How are medications handled?
Residents often take many drugs. Some are prescribed, while others are over-the-counter medications like vitamins. The more medications someone takes, the more likely they are to have a drug interaction. Nursing home staff continually assess the benefits and complications of these drugs. The addition of any new medication needs monitoring by the nursing staff. Families should alert the staff if they notice sleepiness or confusion, or any changes since it could be from a medication.
Are staff familiar with your family member’s routine, medical background, and preferences?
As noted in the discussion of the care plan above, residents and families should share as much information as possible about a resident’s preferences. For example, if staff is alerted that a resident enjoys sleeping late, they won’t schedule physical therapy then. If the resident wants dinner early, a bedtime snack should be built into the care plan. If he or she wishes to listen to the radio in the afternoon, staff should try to accommodate this preference. Ask questions about monitoring and satisfaction.
How are suggestions handled?
Residents and families offer a second pair of eyes and ears. Collaboration with the staff will improve resident satisfaction and result in better care. If continual issues arise, alert the nursing home administration and attend the care plan meeting to get more information.
Does the nursing home have a long-term plan to improve care for everyone?
It is important for nursing homes to set goals to continually improve care and to address issues as they arise. How often are quality assurance meetings held? Does the nursing home have a process to identify potential problems? What issues are they currently working on? Ask if families can be involved.
Does the facility have a consumer satisfaction survey?

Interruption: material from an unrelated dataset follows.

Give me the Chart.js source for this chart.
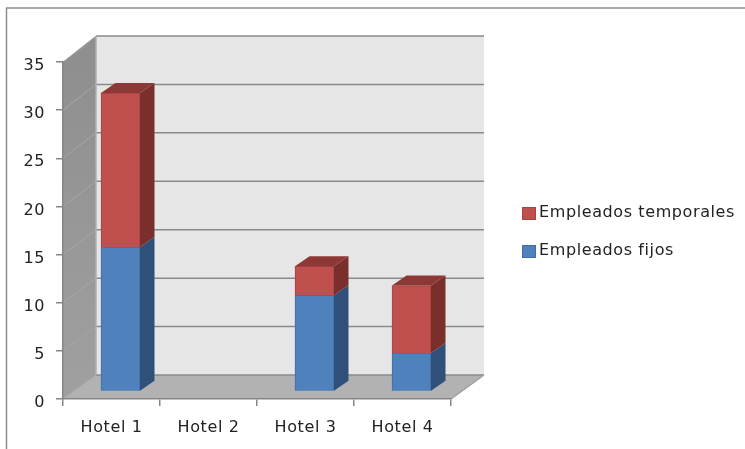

If so, ask to see it. A high-satisfaction rating by residents and family members often correlates with higher quality care.
Above all, stay informed and involved.
Visit your loved one as frequently as you can. Express your opinion. Know what’s going on with your family member. Get more information about the various conditions your loved one has so you can know what to expect. Get to know the caregivers and other residents and their families. If you have questions about any of the above and the nursing home is not able to answer them, contact your local ombudsman (www.ltcombudsman.org).